=== Task to complete ===
Find, in the records below, the line that contains "Write the Plotly code for this chart." and the line that contains "0.353, 0.461, 0.517, 0.586, 0.586, 0.579]". Copy those two lines and everything between them exactly, but not the pictures.

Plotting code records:

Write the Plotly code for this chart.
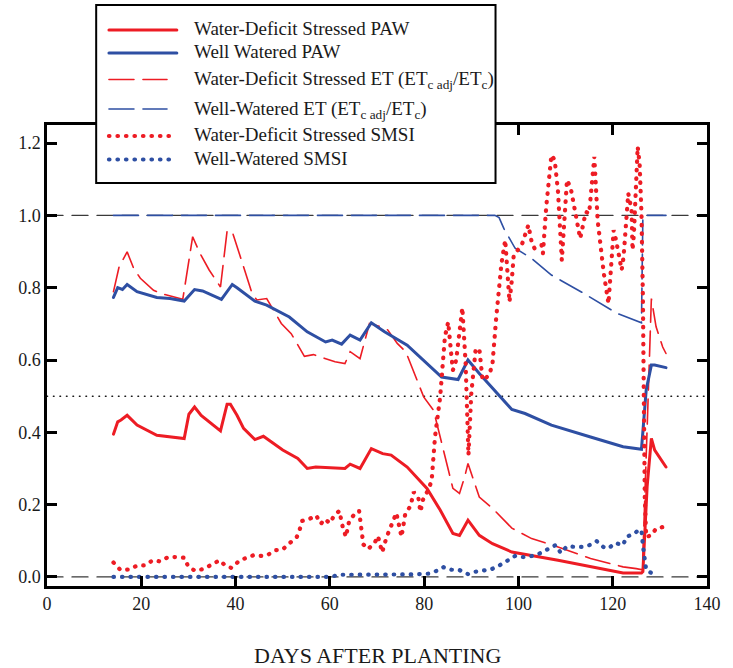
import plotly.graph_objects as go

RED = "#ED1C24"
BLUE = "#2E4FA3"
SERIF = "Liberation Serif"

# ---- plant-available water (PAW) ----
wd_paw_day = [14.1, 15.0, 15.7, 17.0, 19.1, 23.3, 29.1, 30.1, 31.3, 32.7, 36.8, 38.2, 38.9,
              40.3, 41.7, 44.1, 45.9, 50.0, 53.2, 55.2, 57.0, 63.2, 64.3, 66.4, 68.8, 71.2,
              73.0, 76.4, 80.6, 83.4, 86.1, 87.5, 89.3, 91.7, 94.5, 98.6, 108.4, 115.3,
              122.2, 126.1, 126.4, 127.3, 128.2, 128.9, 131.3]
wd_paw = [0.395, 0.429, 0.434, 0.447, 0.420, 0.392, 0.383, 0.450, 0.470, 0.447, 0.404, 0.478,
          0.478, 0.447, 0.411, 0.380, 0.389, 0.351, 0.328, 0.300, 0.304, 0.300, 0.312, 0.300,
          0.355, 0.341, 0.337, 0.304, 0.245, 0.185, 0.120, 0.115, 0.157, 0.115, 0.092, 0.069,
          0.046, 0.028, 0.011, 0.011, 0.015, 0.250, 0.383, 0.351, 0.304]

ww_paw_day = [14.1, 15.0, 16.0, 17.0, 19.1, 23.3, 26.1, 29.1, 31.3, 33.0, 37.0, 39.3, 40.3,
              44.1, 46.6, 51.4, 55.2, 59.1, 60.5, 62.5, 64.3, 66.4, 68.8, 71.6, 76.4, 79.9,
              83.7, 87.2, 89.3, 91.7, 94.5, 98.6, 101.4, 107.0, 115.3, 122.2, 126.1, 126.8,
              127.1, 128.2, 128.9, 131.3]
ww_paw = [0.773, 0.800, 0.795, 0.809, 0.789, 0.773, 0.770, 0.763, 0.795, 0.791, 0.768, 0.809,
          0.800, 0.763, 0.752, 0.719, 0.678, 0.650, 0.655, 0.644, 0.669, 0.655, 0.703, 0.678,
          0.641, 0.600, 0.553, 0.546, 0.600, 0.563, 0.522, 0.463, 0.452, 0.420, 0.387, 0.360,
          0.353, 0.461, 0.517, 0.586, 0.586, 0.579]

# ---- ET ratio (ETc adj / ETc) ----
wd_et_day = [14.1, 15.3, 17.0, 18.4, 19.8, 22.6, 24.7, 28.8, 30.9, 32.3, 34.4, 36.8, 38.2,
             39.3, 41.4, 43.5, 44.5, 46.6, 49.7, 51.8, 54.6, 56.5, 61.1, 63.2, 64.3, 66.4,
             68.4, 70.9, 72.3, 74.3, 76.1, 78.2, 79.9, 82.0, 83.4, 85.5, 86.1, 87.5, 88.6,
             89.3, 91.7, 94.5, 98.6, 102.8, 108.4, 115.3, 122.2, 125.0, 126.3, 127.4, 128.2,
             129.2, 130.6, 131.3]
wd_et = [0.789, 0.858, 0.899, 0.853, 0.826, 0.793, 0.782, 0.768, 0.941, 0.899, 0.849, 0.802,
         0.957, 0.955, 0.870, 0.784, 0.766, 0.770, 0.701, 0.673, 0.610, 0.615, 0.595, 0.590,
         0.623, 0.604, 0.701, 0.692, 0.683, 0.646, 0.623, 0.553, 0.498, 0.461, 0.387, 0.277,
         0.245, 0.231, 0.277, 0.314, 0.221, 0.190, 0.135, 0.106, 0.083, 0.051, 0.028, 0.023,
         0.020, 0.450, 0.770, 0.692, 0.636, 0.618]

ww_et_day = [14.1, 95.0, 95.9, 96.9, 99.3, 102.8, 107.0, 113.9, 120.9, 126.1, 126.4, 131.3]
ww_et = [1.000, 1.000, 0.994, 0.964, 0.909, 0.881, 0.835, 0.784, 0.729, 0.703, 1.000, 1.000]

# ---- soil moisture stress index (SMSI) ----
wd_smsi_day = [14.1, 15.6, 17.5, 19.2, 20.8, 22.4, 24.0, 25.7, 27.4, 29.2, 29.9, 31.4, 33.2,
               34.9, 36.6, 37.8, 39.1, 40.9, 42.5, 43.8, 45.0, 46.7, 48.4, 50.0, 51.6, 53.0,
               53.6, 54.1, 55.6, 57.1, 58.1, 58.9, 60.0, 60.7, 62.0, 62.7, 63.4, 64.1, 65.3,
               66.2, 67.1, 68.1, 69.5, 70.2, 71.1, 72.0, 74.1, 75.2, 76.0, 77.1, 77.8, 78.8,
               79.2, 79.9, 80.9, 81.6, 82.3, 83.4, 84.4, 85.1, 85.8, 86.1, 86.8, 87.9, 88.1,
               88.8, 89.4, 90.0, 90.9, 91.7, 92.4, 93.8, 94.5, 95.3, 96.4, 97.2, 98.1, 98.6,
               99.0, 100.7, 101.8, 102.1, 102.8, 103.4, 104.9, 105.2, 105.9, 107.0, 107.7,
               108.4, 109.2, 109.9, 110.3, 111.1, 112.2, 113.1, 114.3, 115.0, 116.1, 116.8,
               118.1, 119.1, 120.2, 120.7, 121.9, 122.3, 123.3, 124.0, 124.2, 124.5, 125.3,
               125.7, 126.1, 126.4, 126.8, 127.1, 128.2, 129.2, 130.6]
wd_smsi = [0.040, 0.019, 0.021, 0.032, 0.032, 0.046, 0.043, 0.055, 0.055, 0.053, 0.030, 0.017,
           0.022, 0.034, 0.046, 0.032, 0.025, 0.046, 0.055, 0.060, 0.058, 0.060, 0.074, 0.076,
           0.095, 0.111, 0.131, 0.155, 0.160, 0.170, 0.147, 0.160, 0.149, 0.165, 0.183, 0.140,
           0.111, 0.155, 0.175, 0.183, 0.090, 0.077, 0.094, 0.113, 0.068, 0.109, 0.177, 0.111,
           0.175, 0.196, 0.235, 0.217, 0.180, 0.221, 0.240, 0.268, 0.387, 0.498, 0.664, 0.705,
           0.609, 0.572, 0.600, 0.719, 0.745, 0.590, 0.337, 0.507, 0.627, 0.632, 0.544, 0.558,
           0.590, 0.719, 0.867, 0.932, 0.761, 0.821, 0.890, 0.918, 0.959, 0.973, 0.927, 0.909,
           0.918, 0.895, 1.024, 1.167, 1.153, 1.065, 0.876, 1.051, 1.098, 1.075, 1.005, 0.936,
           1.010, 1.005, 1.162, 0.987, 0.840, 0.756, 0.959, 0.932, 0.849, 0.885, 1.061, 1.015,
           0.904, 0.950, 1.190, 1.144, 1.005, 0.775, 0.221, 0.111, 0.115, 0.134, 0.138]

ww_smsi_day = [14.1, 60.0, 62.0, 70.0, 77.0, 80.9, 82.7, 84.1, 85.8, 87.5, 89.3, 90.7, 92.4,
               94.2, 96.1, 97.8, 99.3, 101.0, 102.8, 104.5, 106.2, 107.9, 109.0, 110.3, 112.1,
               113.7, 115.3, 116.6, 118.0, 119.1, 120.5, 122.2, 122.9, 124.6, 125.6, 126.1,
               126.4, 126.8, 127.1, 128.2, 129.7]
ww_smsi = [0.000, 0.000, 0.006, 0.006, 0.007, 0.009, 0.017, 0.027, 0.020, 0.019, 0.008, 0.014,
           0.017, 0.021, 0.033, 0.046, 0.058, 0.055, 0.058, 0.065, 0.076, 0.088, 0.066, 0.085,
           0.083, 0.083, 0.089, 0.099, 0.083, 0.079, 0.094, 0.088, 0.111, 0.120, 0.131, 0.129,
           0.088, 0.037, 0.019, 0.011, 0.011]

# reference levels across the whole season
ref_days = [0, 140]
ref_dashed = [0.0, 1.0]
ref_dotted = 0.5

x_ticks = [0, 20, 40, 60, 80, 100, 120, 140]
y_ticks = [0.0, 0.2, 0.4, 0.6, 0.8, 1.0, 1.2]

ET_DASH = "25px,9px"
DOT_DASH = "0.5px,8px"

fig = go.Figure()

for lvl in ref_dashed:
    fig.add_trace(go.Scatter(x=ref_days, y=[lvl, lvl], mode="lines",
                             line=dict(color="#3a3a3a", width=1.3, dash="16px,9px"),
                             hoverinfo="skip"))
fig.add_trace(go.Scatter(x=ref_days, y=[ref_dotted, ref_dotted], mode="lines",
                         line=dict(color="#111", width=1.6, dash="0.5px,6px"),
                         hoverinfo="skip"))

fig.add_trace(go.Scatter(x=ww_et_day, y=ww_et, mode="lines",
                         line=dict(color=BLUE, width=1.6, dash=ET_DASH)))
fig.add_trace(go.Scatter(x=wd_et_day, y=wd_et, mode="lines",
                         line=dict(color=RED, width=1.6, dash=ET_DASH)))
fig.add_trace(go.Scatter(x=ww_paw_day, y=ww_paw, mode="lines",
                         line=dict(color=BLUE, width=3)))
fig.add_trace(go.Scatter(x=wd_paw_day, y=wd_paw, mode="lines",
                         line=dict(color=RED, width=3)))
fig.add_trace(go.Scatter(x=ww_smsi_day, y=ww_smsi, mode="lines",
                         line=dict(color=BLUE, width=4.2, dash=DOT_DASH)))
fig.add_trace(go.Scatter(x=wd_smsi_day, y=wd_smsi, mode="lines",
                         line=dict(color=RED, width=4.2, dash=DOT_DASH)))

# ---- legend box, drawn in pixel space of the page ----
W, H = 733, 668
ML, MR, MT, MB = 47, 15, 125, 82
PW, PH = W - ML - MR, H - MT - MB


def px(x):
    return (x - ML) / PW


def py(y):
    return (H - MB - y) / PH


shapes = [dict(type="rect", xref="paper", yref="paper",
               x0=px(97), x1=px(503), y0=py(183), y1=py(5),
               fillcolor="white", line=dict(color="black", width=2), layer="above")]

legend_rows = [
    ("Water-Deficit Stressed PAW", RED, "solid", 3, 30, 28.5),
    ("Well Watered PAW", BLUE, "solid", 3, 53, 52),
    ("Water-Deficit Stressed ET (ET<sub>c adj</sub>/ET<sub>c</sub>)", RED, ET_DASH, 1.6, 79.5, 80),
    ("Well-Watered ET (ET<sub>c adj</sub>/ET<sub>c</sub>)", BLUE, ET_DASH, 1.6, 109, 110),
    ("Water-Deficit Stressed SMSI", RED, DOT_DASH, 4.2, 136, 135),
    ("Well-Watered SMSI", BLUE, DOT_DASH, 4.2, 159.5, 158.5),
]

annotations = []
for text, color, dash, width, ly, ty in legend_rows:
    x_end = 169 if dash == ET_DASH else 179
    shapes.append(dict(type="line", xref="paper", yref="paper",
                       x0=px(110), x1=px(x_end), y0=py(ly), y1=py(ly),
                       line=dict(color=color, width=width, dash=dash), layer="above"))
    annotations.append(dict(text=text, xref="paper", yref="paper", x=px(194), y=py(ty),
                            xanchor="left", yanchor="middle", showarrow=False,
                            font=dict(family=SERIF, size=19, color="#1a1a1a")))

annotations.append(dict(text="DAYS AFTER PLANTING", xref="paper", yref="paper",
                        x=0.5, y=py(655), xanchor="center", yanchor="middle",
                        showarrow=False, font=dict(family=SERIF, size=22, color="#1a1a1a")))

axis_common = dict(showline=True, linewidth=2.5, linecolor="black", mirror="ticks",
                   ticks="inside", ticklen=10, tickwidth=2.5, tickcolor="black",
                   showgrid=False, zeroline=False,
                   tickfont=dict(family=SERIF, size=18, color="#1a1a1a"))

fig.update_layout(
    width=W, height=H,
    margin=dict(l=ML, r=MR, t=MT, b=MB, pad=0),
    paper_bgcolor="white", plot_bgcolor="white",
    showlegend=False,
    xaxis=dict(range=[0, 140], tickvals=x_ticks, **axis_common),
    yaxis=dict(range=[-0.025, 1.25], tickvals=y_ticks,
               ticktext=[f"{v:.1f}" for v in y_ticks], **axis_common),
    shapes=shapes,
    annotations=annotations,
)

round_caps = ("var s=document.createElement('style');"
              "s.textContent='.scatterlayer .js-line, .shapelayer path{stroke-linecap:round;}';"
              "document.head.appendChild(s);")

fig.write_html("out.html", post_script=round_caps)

---

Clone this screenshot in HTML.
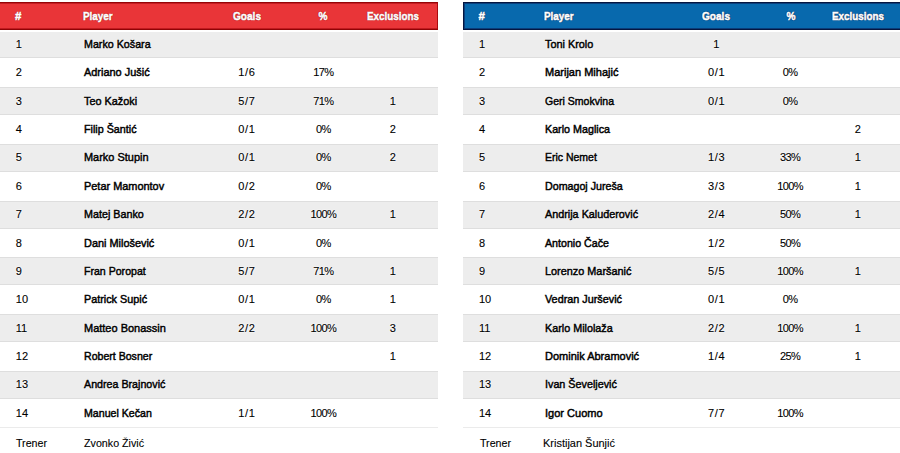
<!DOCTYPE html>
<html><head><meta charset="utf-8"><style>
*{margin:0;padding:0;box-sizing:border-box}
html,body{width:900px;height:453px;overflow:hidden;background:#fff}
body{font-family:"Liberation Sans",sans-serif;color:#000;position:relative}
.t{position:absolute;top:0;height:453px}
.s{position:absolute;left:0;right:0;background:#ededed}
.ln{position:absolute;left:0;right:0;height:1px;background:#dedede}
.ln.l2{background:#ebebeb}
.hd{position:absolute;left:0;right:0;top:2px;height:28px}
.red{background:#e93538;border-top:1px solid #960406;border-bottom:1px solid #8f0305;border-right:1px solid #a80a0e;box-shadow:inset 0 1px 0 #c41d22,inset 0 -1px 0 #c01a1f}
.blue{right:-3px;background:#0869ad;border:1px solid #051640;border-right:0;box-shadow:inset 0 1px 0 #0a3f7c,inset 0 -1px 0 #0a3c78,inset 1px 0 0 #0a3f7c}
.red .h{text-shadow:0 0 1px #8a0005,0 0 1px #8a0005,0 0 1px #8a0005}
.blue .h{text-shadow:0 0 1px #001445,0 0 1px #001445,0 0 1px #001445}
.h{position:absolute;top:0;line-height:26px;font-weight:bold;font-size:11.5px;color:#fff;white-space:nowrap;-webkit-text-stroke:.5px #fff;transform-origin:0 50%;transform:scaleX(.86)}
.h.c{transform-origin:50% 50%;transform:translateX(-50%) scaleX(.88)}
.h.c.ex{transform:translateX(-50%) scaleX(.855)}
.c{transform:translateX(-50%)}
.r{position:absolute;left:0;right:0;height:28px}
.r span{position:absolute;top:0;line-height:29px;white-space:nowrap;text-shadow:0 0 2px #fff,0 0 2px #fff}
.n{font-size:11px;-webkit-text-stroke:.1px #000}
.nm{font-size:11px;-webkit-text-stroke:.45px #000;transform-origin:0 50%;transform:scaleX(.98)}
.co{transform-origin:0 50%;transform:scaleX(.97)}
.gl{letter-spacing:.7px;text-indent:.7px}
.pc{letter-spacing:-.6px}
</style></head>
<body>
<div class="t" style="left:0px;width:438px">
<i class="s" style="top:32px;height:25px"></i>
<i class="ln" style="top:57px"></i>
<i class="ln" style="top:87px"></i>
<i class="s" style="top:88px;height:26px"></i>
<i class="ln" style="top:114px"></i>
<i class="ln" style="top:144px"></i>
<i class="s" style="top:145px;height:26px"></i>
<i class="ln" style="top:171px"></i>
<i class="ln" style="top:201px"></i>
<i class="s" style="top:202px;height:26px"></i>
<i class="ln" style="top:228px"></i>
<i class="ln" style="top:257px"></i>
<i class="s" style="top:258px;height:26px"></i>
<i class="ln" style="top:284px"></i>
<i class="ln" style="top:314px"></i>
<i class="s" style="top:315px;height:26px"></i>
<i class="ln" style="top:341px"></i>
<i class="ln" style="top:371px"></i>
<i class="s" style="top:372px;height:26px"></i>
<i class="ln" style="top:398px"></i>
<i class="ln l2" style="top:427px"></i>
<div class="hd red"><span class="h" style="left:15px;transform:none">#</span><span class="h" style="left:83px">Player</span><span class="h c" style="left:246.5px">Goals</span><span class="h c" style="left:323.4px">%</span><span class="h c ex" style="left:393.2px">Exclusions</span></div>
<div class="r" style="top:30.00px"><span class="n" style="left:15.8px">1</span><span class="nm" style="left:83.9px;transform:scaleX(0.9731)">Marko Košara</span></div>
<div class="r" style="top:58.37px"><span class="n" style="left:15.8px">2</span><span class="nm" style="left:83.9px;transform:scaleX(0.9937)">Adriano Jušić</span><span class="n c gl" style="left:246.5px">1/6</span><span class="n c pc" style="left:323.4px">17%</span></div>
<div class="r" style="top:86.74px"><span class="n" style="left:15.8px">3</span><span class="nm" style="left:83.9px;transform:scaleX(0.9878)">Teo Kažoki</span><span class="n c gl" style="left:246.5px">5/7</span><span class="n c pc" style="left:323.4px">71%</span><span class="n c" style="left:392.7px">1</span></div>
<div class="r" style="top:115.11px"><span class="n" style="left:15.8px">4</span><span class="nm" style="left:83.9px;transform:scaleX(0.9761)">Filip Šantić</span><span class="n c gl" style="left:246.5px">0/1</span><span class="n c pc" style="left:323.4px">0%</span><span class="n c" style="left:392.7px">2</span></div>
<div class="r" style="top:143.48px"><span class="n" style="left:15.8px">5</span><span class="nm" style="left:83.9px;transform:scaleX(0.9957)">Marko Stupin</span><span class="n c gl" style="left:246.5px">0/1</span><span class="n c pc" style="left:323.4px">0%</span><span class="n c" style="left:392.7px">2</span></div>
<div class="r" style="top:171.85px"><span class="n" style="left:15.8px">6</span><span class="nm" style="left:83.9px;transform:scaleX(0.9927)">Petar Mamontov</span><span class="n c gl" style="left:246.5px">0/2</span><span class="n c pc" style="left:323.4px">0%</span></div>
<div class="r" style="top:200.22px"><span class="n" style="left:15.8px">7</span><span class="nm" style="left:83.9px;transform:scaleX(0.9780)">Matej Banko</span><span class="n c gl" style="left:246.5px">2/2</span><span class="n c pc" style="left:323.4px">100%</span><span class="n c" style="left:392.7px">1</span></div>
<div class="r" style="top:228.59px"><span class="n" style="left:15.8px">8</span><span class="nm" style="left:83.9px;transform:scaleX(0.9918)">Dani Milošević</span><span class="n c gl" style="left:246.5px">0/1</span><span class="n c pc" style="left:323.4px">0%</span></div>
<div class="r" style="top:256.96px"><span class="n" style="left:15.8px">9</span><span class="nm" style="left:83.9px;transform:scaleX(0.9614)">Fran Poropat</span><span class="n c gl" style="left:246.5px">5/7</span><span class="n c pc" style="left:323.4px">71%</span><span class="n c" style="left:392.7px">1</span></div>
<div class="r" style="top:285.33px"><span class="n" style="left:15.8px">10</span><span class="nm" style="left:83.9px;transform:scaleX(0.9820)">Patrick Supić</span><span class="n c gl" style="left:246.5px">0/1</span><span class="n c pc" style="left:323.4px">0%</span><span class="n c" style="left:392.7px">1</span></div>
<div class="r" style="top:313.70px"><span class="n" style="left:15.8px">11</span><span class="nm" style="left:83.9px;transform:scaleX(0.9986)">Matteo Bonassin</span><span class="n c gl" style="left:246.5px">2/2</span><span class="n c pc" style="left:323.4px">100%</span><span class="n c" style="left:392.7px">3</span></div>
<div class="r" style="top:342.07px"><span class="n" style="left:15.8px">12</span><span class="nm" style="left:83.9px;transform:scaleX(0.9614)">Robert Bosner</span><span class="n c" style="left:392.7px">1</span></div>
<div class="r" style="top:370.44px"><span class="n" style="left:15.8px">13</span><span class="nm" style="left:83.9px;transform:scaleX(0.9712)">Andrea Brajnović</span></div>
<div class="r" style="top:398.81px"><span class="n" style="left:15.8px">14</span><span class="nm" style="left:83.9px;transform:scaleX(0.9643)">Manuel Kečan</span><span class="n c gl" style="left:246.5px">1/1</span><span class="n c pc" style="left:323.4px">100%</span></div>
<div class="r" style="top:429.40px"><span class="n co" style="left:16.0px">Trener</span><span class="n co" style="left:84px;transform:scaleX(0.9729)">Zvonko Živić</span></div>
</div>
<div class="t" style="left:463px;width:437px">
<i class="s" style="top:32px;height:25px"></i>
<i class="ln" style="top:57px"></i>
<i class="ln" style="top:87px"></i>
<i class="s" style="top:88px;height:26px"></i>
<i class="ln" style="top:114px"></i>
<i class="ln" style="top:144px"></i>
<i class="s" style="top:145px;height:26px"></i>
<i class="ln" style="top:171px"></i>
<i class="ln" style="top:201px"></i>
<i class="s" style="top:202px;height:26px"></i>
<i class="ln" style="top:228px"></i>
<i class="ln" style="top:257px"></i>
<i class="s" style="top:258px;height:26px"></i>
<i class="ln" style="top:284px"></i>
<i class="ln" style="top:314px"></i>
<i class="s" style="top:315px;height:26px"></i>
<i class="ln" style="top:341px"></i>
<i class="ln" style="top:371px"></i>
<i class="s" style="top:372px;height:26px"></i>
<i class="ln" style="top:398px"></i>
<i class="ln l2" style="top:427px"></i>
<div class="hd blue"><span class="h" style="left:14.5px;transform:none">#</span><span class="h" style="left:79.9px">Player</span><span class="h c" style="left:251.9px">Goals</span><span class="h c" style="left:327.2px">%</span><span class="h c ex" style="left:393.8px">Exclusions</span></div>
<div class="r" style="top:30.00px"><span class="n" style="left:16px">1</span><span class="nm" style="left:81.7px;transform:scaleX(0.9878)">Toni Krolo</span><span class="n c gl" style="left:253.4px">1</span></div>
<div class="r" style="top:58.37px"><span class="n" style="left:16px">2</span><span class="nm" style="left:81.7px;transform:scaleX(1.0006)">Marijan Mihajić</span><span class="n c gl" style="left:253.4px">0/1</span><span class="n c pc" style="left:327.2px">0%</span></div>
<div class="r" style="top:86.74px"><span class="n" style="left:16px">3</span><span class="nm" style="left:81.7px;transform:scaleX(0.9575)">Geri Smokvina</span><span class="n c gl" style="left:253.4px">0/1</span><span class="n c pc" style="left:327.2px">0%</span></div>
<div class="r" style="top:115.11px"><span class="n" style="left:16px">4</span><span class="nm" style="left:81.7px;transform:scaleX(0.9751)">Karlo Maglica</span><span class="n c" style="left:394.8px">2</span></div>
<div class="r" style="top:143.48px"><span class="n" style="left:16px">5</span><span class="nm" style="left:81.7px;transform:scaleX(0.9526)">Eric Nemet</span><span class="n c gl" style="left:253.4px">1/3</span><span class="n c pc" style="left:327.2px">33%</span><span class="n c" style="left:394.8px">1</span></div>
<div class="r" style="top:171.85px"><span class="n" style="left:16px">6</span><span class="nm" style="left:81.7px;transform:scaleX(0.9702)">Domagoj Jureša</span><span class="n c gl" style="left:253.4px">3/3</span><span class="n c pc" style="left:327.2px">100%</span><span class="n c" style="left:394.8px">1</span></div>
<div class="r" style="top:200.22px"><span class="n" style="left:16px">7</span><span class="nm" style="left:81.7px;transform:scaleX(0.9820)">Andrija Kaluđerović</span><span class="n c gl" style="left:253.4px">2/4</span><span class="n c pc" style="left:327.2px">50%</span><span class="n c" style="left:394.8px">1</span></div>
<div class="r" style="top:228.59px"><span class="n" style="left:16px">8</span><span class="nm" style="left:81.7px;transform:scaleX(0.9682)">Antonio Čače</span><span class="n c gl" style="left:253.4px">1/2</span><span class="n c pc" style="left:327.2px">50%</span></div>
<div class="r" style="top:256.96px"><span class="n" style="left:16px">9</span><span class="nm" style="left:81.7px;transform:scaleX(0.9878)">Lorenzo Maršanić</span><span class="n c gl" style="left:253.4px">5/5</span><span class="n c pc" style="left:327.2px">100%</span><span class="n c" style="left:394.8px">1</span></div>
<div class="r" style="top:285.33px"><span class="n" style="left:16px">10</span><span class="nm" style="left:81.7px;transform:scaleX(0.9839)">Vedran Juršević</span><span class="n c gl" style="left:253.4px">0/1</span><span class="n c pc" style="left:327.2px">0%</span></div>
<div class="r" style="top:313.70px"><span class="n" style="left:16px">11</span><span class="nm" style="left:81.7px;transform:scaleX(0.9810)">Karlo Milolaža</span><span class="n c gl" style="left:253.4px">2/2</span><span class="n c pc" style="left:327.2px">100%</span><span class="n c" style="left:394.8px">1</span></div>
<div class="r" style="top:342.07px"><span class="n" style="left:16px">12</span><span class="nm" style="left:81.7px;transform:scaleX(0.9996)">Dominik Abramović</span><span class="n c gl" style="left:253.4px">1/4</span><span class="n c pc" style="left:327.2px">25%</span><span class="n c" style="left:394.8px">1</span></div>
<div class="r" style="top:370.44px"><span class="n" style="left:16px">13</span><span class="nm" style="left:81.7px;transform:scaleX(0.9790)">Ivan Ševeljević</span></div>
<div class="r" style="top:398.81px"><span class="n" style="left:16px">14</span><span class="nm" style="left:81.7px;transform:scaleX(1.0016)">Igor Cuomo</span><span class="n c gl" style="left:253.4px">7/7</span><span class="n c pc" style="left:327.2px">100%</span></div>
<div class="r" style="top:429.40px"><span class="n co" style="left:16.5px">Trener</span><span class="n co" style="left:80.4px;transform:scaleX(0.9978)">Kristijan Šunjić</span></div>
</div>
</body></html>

=== Answer for this exercise ===
Write the Plotly code for this chart.
import plotly.graph_objects as go

RED = "#ED1C24"
BLUE = "#2E4FA3"
SERIF = "Liberation Serif"

# ---- plant-available water (PAW) ----
wd_paw_day = [14.1, 15.0, 15.7, 17.0, 19.1, 23.3, 29.1, 30.1, 31.3, 32.7, 36.8, 38.2, 38.9,
              40.3, 41.7, 44.1, 45.9, 50.0, 53.2, 55.2, 57.0, 63.2, 64.3, 66.4, 68.8, 71.2,
              73.0, 76.4, 80.6, 83.4, 86.1, 87.5, 89.3, 91.7, 94.5, 98.6, 108.4, 115.3,
              122.2, 126.1, 126.4, 127.3, 128.2, 128.9, 131.3]
wd_paw = [0.395, 0.429, 0.434, 0.447, 0.420, 0.392, 0.383, 0.450, 0.470, 0.447, 0.404, 0.478,
          0.478, 0.447, 0.411, 0.380, 0.389, 0.351, 0.328, 0.300, 0.304, 0.300, 0.312, 0.300,
          0.355, 0.341, 0.337, 0.304, 0.245, 0.185, 0.120, 0.115, 0.157, 0.115, 0.092, 0.069,
          0.046, 0.028, 0.011, 0.011, 0.015, 0.250, 0.383, 0.351, 0.304]

ww_paw_day = [14.1, 15.0, 16.0, 17.0, 19.1, 23.3, 26.1, 29.1, 31.3, 33.0, 37.0, 39.3, 40.3,
              44.1, 46.6, 51.4, 55.2, 59.1, 60.5, 62.5, 64.3, 66.4, 68.8, 71.6, 76.4, 79.9,
              83.7, 87.2, 89.3, 91.7, 94.5, 98.6, 101.4, 107.0, 115.3, 122.2, 126.1, 126.8,
              127.1, 128.2, 128.9, 131.3]
ww_paw = [0.773, 0.800, 0.795, 0.809, 0.789, 0.773, 0.770, 0.763, 0.795, 0.791, 0.768, 0.809,
          0.800, 0.763, 0.752, 0.719, 0.678, 0.650, 0.655, 0.644, 0.669, 0.655, 0.703, 0.678,
          0.641, 0.600, 0.553, 0.546, 0.600, 0.563, 0.522, 0.463, 0.452, 0.420, 0.387, 0.360,
          0.353, 0.461, 0.517, 0.586, 0.586, 0.579]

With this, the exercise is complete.